A brisk and lively cinematic Cliff’s Notes of the 2005 nonfiction bestseller that made the lofty promise to reveal “the hidden side of everything,” Freakonomics assigns four segments of the book to an assortment of respected filmmakers, then ties them together with breezy interviews with authors Steven D. Levitt and Stephen J. Dubner.
Using the central idea that in order to understand human behavior one needs to focus on causality, Freakonomics casts a spirited net across four unrelated topics, each handled in a distinct cinematic style. In A Roshanda By Any Other Name, director Morgan Spurlock (Super Size Me) asks just how far the name your parents give you at birth determines your social and economic future.
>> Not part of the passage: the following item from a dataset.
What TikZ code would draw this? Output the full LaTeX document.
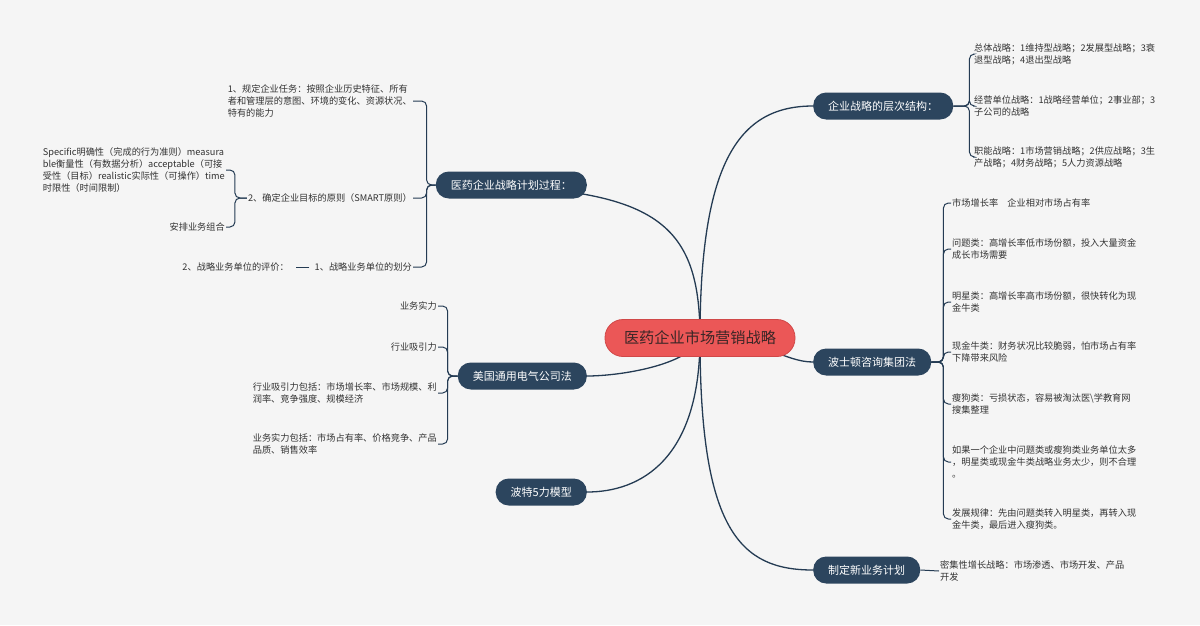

In Pure Corruption, Alex Gibney (Taxi to the Dark Side) explores a scandal about possible cheating that swept through the privileged world of Japanese sumo wrestling.
Director Eugene Jarecki (Why We Fight) opts for animation to illustrate It’s Not Always a Wonderful Life, which tries to find a reason for the sharp decline of crime within the United States in the 1990s. The eventual answer – the legalization of abortion in 1973, which resulted in a decrease of unwanted births – is intriguing but begs a deeper, more balanced exploration. In the film’s best segment, Can a Ninth Grader Be Bribed to Succeed?, co-directors Heidi Ewing and Rachel Grady (Jesus Camp) train their cameras on a University of Chicago experiment in which high school students with shaky report cards were offered $50 for every grade of C and above, as well as an opportunity to enter a quarterly lottery for $500. The segment focuses primarily on two boys in the program and ends with contradictory results.
Tying everything together are interview segments with Levitt and Dubner, directed by Seth Gordon (King of Kong), who ramble on about everything from real estate agents to potty training. Freakonomics packs a multitude of subjects into a brief running time, and the tone changes from segment to segment (Spurlock’s light, humorous touch is the complete opposite of Gibney’s investigative approach). But despite being stitched together from so many disparate parts, Freakonomics is, much like the book that spawned it, a breezy entertainment that leaves you with a lot to think about.
Directors: Alex Gibney, Rachel Grady and Heidi Ewing, Seth Gordon, Eugene Jarecki and Morgan Spurlock. Based on the book by Steven D. Levitt and Stephen J. Dubner.
Producers: Dan O’Meara, Chris Romano, Chad Troutwine.
A Magnolia Pictures release. Running time: 93 minutes. Brief vulgar language. Opens Friday Oct. 15 in Miami-Dade only at Coral Gables Art Cinema.